Aleksander Śliwka: Jesteśmy spokojni, bo wiemy, że stać nas na wiele
- Absolutnie nie świętujemy i nie otwieramy szampanów, bo jeszcze jeden mecz przed nami, który będzie tym najtrudniejszy ze wszystkich - podkreśla Aleksander Śliwka.
Polska pokonała Słowenię w półfinale mistrzostw Europy i o złoto zagra w sobotę z Włochami. - Potrzebujemy zebrać na finał wszystkie siły jakie mamy, zarówno te mentalne, jak i fizyczne, żeby go dobrze zagrać. Naszym celem na tym turnieju było nie tylko wejście do finału. Chcemy wygrać każdy mecz, który tutaj gramy. Jesteśmy spokojni, bo wiemy, że stać nas na wiele – stwierdził Śliwka.
Przed meczem ze Słowenią nie przejmowaliśmy się żadnymi sloganami. Wychodzimy na boisko po to, żeby wygrać. O naszej przegranej w pierwszym secie zadecydowała duża liczba błędów na zagrywce. Chcieliśmy grać agresywnie na zagrywce, ale popełniliśmy w tym elemencie zbyt wiele błędów. Mimo tego, przegraliśmy tą partię minimalnie. Potem wszystko zaczęło u nas lepiej funkcjonować. Nasza zagrywka była bardziej cierpliwa, dzięki czemu w bloku i obronie mogliśmy wykonywać swoją robotę. Cały czas były jednak emocje.

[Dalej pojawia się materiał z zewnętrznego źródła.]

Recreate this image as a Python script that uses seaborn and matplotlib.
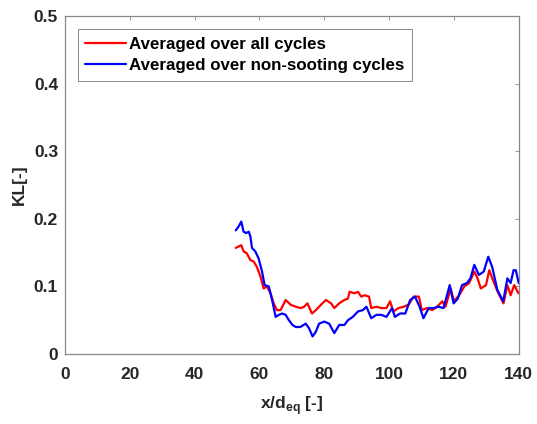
import numpy as np
import pandas as pd
import seaborn as sns
import matplotlib
matplotlib.use("Agg")
import matplotlib.pyplot as plt

x_all = [52.7, 53.5, 54.4, 55.1, 56.1, 57.2, 58.2, 59.2, 60.3, 61.3, 62.3, 63.4, 64.4, 65.4, 66.5, 68.1,
         69.6, 71.2, 72.7, 73.8, 74.8, 76.2, 77.4, 79.0, 80.5, 82.1, 83.1, 84.6, 86.2, 87.3, 87.8, 89.3,
         90.4, 91.4, 92.4, 93.8, 94.5, 96.1, 97.6, 99.2, 100.3, 101.3, 102.9, 104.5, 106.0, 107.6, 109.2,
         110.1, 111.7, 113.3, 114.8, 116.4, 117.4, 119.0, 120.0, 121.6, 123.2, 124.7, 126.3, 127.3, 128.3,
         129.9, 130.9, 132.0, 133.5, 135.3, 136.5, 137.5, 138.6, 139.9]
kl_all = [0.157, 0.159, 0.161, 0.152, 0.149, 0.139, 0.137, 0.129, 0.115, 0.097, 0.100, 0.090, 0.075, 0.065,
          0.065, 0.080, 0.073, 0.070, 0.068, 0.070, 0.075, 0.060, 0.065, 0.073, 0.080, 0.075, 0.068, 0.075,
          0.080, 0.082, 0.092, 0.090, 0.092, 0.085, 0.087, 0.085, 0.068, 0.070, 0.068, 0.068, 0.078, 0.063,
          0.068, 0.070, 0.073, 0.085, 0.085, 0.065, 0.068, 0.065, 0.070, 0.078, 0.070, 0.097, 0.078, 0.087,
          0.100, 0.105, 0.122, 0.112, 0.097, 0.102, 0.124, 0.110, 0.092, 0.075, 0.102, 0.087, 0.102, 0.090]

x_ns = [52.7, 53.6, 54.4, 55.1, 55.9, 56.7, 57.2, 57.7, 58.7, 59.7, 60.8, 61.6, 62.9, 63.9, 65.0, 66.0,
        67.0, 68.1, 69.1, 70.2, 71.2, 72.6, 74.3, 75.3, 76.4, 77.4, 78.4, 80.0, 81.5, 83.1, 84.6, 86.2,
        87.3, 88.8, 90.4, 91.9, 93.0, 94.5, 96.1, 97.6, 99.2, 100.9, 101.8, 103.4, 105.0, 106.5, 108.0,
        109.4, 110.6, 112.2, 113.7, 115.2, 116.8, 118.7, 119.9, 121.2, 122.5, 124.0, 125.1, 126.3, 127.7,
        129.2, 130.6, 131.8, 133.4, 135.2, 136.5, 137.5, 138.4, 139.1, 140.0]
kl_ns = [0.183, 0.189, 0.196, 0.181, 0.179, 0.181, 0.174, 0.157, 0.152, 0.142, 0.122, 0.102, 0.100, 0.080,
         0.055, 0.058, 0.060, 0.058, 0.050, 0.043, 0.040, 0.040, 0.045, 0.038, 0.026, 0.033, 0.045, 0.048,
         0.045, 0.031, 0.043, 0.043, 0.050, 0.055, 0.063, 0.065, 0.070, 0.053, 0.058, 0.058, 0.055, 0.068,
         0.055, 0.060, 0.060, 0.080, 0.085, 0.070, 0.053, 0.068, 0.068, 0.070, 0.068, 0.102, 0.075, 0.082,
         0.102, 0.105, 0.112, 0.132, 0.117, 0.122, 0.144, 0.129, 0.095, 0.078, 0.112, 0.105, 0.124, 0.124, 0.105]

labels = ["Averaged over all cycles", "Averaged over non-sooting cycles"]
colors = ["#ff0000", "#0000ff"]
xticks = [0, 20, 40, 60, 80, 100, 120, 140]
yticks = [0, 0.1, 0.2, 0.3, 0.4, 0.5]

sns.set_style("white")
plt.rcParams['font.family'] = ['Liberation Sans', 'DejaVu Sans']
plt.rcParams['mathtext.fontset'] = 'custom'
plt.rcParams['mathtext.bf'] = 'Liberation Sans:bold'
plt.rcParams['mathtext.rm'] = 'Liberation Sans'

df = pd.concat([
    pd.DataFrame({"x": x_all, "KL": kl_all, "series": labels[0]}),
    pd.DataFrame({"x": x_ns, "KL": kl_ns, "series": labels[1]}),
])

fig = plt.figure(figsize=(5.37, 4.24), dpi=100)
ax = fig.add_axes([0.121, 0.165, 0.845, 0.797])
sns.lineplot(data=df, x="x", y="KL", hue="series", palette=dict(zip(labels, colors)),
             linewidth=1.6, ax=ax, sort=False, estimator=None)

ax.set_xlim(0, 140)
ax.set_ylim(0, 0.5)
ax.set_xticks(xticks)
ax.set_yticks(yticks)
ax.set_xticklabels([str(t) for t in xticks])
ax.set_yticklabels([f"{t:g}" for t in yticks])
for lab in ax.get_xticklabels() + ax.get_yticklabels():
    lab.set_fontweight("bold")
    lab.set_fontsize(12.5)
    lab.set_color("#262626")
ax.tick_params(direction="in", length=3, top=True, right=True, color="#888888", width=0.6)
ax.tick_params(axis="x", pad=9)
ax.tick_params(axis="y", pad=5)
for s in ax.spines.values():
    s.set_color("#888888")
    s.set_linewidth(0.9)
ax.set_xlabel("x/d$_{\\mathbf{eq}}$ [-]", fontsize=12.5, fontweight="bold", color="#262626", labelpad=9)
ax.set_ylabel("KL[-]", fontsize=12.5, fontweight="bold", color="#262626", labelpad=5)

leg = ax.legend(loc="upper left", bbox_to_anchor=(0.028, 0.962), fontsize=12.2, frameon=True,
                fancybox=False, edgecolor="#555555", handlelength=2.4, handletextpad=0.2,
                borderpad=0.45, labelspacing=0.4, borderaxespad=0)
leg.get_frame().set_linewidth(0.6)
for t in leg.get_texts():
    t.set_fontweight("bold")
    t.set_color("black")

fig.savefig("out.png", dpi=100)
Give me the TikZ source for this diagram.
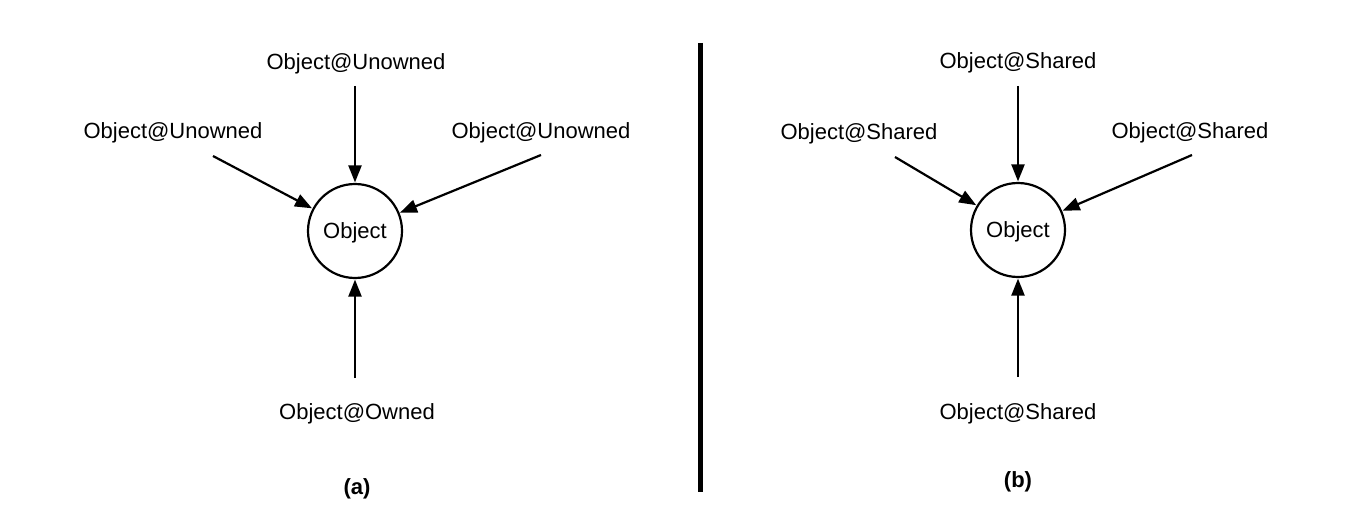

Był to naprawdę bardzo trudny i wymagający mecz zarówno fizycznie, jak i psychicznie. Mam nadzieję, że dzień przerwy wystarczy nam na to, żeby się zregenerować – dodał przyjmujący Grupy Azoty ZAKSY Kędzierzyn-Koźle.
W trakcie półfinału ze Słowenią było kilka momentów, w których polski zespół miał pretensje do kontrowersyjnych decyzji pary sędziowskiej. Śliwka tonował jednak emocje i odciągał kolegów z drużyny, aby uniknąć niepotrzebnych kłótni i kartek.
- Bardzo rozumiem te emocje, bo też uważam, że w kilku sytuacjach punkty należały się nam a nie Słowenii. Na końcu chodzi jednak o to, żeby nie dostać głupiej kartki i nie stracić punktu przez czerwoną kartkę. Na szczęście udało się tego uniknąć – stwierdził kluczowy przyjmujący reprezentacji.
Czuję się świetnie. Mamy tylu zawodników w drużynie, że mogliśmy rotować składem. Czuję się dobrze fizycznie, mimo że jestem teraz bardzo zmęczony. Ale to normalne po takim meczu jak ten, w którym było też sporo zmęczenia emocjonalnego. Mamy dzień na regenerację i świetnie, że europejska federacja zmieniła troszkę format turnieju, że jest chociaż jeden dzień przerwy między półfinałami a finałem – stwierdził Śliwka.
- W finale czeka nas najtrudniejsze spotkanie tego turnieju. Na pewno ważna będzie nasza cierpliwość, dobra gra i trzymanie się razem – zakończył przyjmujący Biało-czerwonych.